US delaying new tariffs on Chinese electronics to Dec 15: official
The delay impacts cell phones, laptops, computer monitors, video game consoles and some toys, footwear and clothing, the US trade representative said in a statement.
WASHINGTON: The United States is delaying until December 15 imposition of new 10 per cent tariffs on Chinese electronics, but going ahead with new duties starting September 1 on USD 300 billion in Chinese goods, the government announced Tuesday.
As Washington and Beijing work to resolve the escalating trade war, US Trade Representative Robert Lighthizer spoke with Chinese Vice Premier Liu He early Tuesday and has another call planned in two weeks, a USTR official told AFP.
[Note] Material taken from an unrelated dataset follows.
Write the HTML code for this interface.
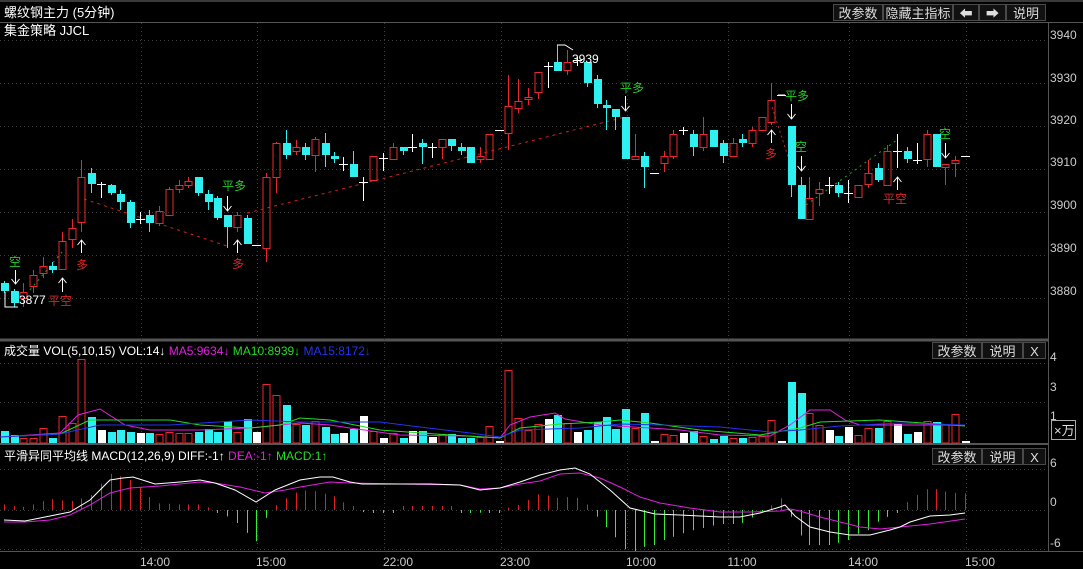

The latest round of tariffs, which President Donald Trump announced on August 1, mean all Chinese imports into the United States would be subject to additional duties.
The sides were due to hold another round of meetings in Washington in September, but the deterioration in relations in the past two weeks cast doubt on whether the negotiations would take place.
And Trump accused Beijing of continuing to renege on its commitment to buy US agricultural goods.
"As usual, China said they were going to be buying 'big' from our great American Farmers. So far they have not done what they said. Maybe this will be different!" Trump tweeted on Tuesday.
USTR said in a statement it was going ahead with the tariffs next month, but would delay the start for cell phones, laptops, computer monitors, video game consoles and some toys, footwear and clothing.
In addition, "certain products are being removed from the tariff list based on health, safety, national security and other factors and will not face additional tariffs of 10 per cent."